Escuchar de verdad es uno de los actos más difíciles que hay. No me refiero a oír lo que alguien dice mientras en tu cabeza ya estás preparando la respuesta, el consejo, el contraargumento o el juicio silencioso. Escuchar de verdad es dejar de lado –aunque sea por un rato– tu mapa del mundo para entrar al del otro. Y eso… cuesta. Cuesta muchísimo.
Porque tenemos la costumbre, casi automática, de mirar todo a través de nuestros propios filtros. Vemos y evaluamos a los demás desde lo que creemos que está bien o mal, desde nuestras experiencias, heridas, valores, formas de hacer las cosas. Y sin darnos cuenta, vamos etiquetando: “es muy dramática”, “no sabe poner límites”, “si yo fuera él haría otra cosa”, “qué exagerado”, “le falta actitud”.
Pero no somos el otro. No conocemos toda su historia. Y aun así, lo analizamos como si fuéramos expertos en su vida. Este hábito de interpretar constantemente desde nuestros propios juicios, además de alejarnos de la verdadera conexión, nos genera muchísimo sufrimiento. Porque cuanto más nos aferramos a tener razón, más nos cerramos. Y cuando la vida o los demás no encajan en nuestros esquemas… duele.

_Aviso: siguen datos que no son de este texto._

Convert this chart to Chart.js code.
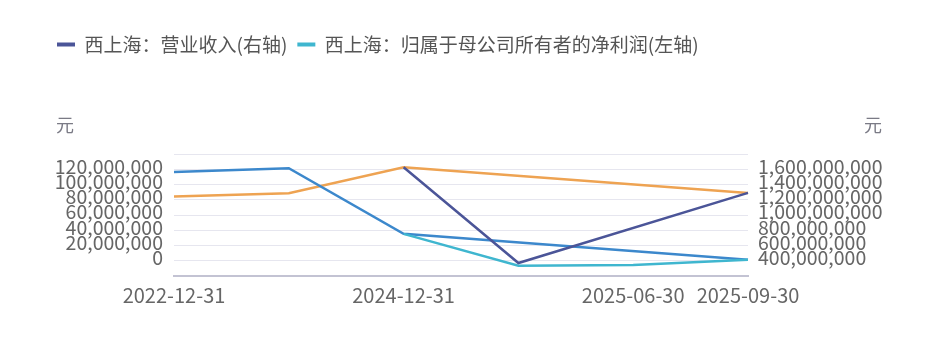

La práctica del mindfulness nos entrena justo ahí: en observar sin reaccionar. En darnos cuenta de cómo surgen esos pensamientos y juicios, y elegir no montarnos en ellos. Nos invita a hacer una pausa, respirar, y mirar al otro (y a nosotrxs mismxs) con más apertura y menos apego. No se trata de no tener opinión, sino de no creer que nuestra opinión es la única posible.
Cada vez que logramos reconocer que lo que pensamos es solo un punto de vista, y no la verdad absoluta, se abre una puerta. Una puerta a la escucha real, al encuentro, a la compasión. Y también a una vida más liviana. Porque no tener razón todo el tiempo… es un alivio.